Specifically, it needs to stay in the air longer so it’ll carry farther.
“We have a pretty kickass aerodynamic package,” says Mellow. “We put a modified 330 dimple pattern on the ball, similar to the old B330 ball Fred Couples played on Tour. And we changed some radii and some dimple depths and then injected-molded the cover so there’s no seam for less drag.”
Bridgestone also changed the gradational compression in the e9’s core. If you read yesterday’s piece on the new e12 Contact, you know Bridgestone (and pretty much everyone else) is really good at developing a single core than acts like a multi-piece core. Today’s cores are generally soft in the center and get firmer toward the outside. The soft center mitigates driver spin for straight flight while the firmer outside is all about ball speed.

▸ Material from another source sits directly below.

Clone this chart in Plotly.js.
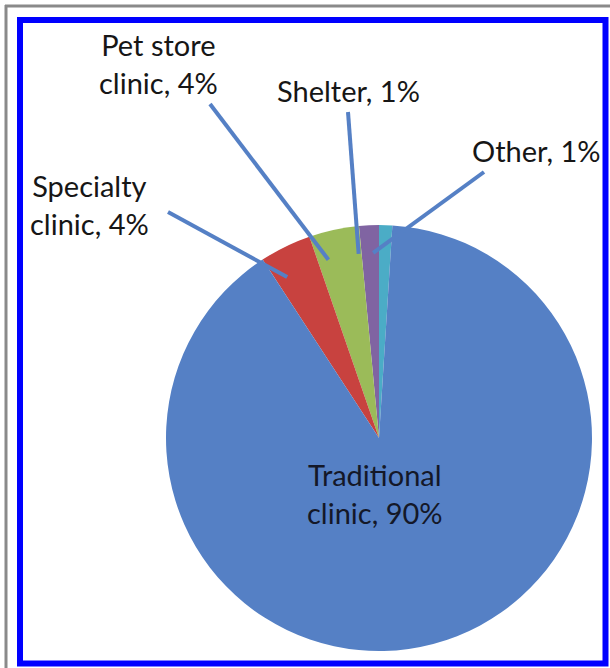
<!DOCTYPE html>
<html>
<head>
<meta charset="utf-8">
<script src="https://cdn.plot.ly/plotly-3.0.1.min.js"></script>
<style>
html,body{margin:0;padding:0;background:#fff;}
#chart{width:610px;height:668px;}
</style>
</head>
<body>
<div id="chart"></div>
<script>
// Data (counterclockwise from 12 o'clock)
const categories = ["Other", "Shelter", "Pet store clinic", "Specialty clinic", "Traditional clinic"];
const values = [1.0, 1.5, 3.8, 3.9, 89.8];
const labelTexts = ["Other, 1%", "Shelter, 1%", "Pet store<br>clinic, 4%", "Specialty<br>clinic, 4%", "Traditional<br>clinic, 90%"];
const colors = ["#4BACC6", "#8064A2", "#9BBB59", "#C8423F", "#5580C5"];

const W = 610, H = 668;
const cx = 379, cy = 438, R = 213;

// label placement (pixels) and leader-line start points
const labelPos = [[536, 150], [348, 90], [158, 64], [89, 204], [375, 493]];
const leaderStart = [[484, 172], [348, 112], [210, 104], [168, 212], null];
const leaderK = 0.87;

const total = values.reduce((a, b) => a + b, 0);
let cum = 0;
const annotations = [];
const shapes = [];

// borders
shapes.push({type: 'line', xref: 'paper', yref: 'paper', x0: 5/W, x1: 1, y0: 1 - 6/H, y1: 1 - 6/H, line: {color: '#8a8a8a', width: 3}});
shapes.push({type: 'line', xref: 'paper', yref: 'paper', x0: 6/W, x1: 6/W, y0: 0, y1: 1 - 5/H, line: {color: '#8a8a8a', width: 3}});
shapes.push({type: 'rect', xref: 'paper', yref: 'paper', x0: 20/W, x1: 605.5/W, y0: 1 - 663.5/H, y1: 1 - 20/H, line: {color: '#0000ff', width: 6}});

values.forEach((v, i) => {
  const f = (cum + v / 2) / total;
  cum += v;
  const th = f * 2 * Math.PI;
  if (leaderStart[i]) {
    const ex = cx - R * leaderK * Math.sin(th);
    const ey = cy - R * leaderK * Math.cos(th);
    shapes.push({type: 'line', xref: 'paper', yref: 'paper',
      x0: leaderStart[i][0] / W, y0: 1 - leaderStart[i][1] / H,
      x1: ex / W, y1: 1 - ey / H,
      line: {color: '#5580C5', width: 4}});
  }
  annotations.push({
    xref: 'paper', yref: 'paper',
    x: labelPos[i][0] / W, y: 1 - labelPos[i][1] / H,
    xanchor: 'center', yanchor: 'middle', align: 'center',
    text: labelTexts[i], showarrow: false,
    font: {family: 'Lato, "Open Sans", sans-serif', size: 29, color: i === 4 ? '#141828' : '#161616'}
  });
});

const data = [{
  type: 'pie',
  labels: categories,
  values: values,
  sort: false,
  direction: 'counterclockwise',
  rotation: 0,
  textinfo: 'none',
  hoverinfo: 'label+percent',
  marker: {colors: colors, line: {width: 0}},
  domain: {x: [(cx - R) / W, (cx + R) / W], y: [1 - (cy + R) / H, 1 - (cy - R) / H]},
  showlegend: false
}];

const layout = {
  width: W, height: H,
  margin: {l: 0, r: 0, t: 0, b: 0},
  paper_bgcolor: '#ffffff',
  showlegend: false,
  annotations: annotations,
  shapes: shapes
};

Plotly.newPlot('chart', data, layout, {displayModeBar: false, staticPlot: true});
</script>
</body>
</html>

“With e9 Long Drive, we went with a more extreme gradational situation,” says Mellow. “There’s a bigger difference from the inner to the outer region for more ball speed while maintaining low driver spin so the ball doesn’t balloon when someone really goes after it.”
And the long drive guys always go after it.
“They’re swinging fast but not necessarily reaching a 1.5 smash factor,” Mellow explains. “They’re swinging so fast they find it difficult to hit the center. That extreme gradational slope helps with overall forgiveness.”
The Need For Speed
The new Bridgestone e9 Long Drive has been in use on the Long Drive tour since November and it will be the official ball for all competitions.
Apparently, it’s delivering.
“They’ve had a handful of guys hit over 232 mph in ball speed,” says Mellow. “That’s been the unicorn for them, kind of an un-gettable number.”
For the consumer market, the idea for a firmer distance ball does have some merit. The idea behind a “soft” ball being long despite the ball speed penalty has some merit. A softer ball will spin less so it has a better chance of staying in the fairway or at least on the golf course. A firmer ball would have more ball speed but would also spin more, making it hard to control.
The new Bridgestone e9 Long Drive is a wee bit firmer than Tiger’s Tour B XS but not as firm as the Tour B X. It is, however, considerably firmer than the marshmallow-y Wilson DUO Soft+ or Srixon Soft Feel. Bridgestone says its compression is 75 while the Tour B XS is 73. In our Ball Lab, we tested the Tour B XS to around 80. That’s due to the different methods of measuring compression.
“This baby’s all about distance,” says Mellow. “And there’s always one person in every foursome who just wants to hit it a mile and couldn’t care less about anything else.”
Hey, if nothing else, it’ll be a great scramble ball.
Price and Availability
The Bridgestone e9 Long Drive is a Surlyn-covered ball designed to do one thing: Go like hell.
As a result, it’s only going to go like hell in one color: white. When you watch Long Drive competitions, you’ll see different colors but Bridgestone is doing that just for the competitions.
They’ll run $29.99 per dozen.
As with yesterday’s e12 Contact announcement, Bridgestone isn’t giving a specific date the e9 Long Drive will hit retail. It’s a soft launch and the closest timeframe they’ll give us is “March.”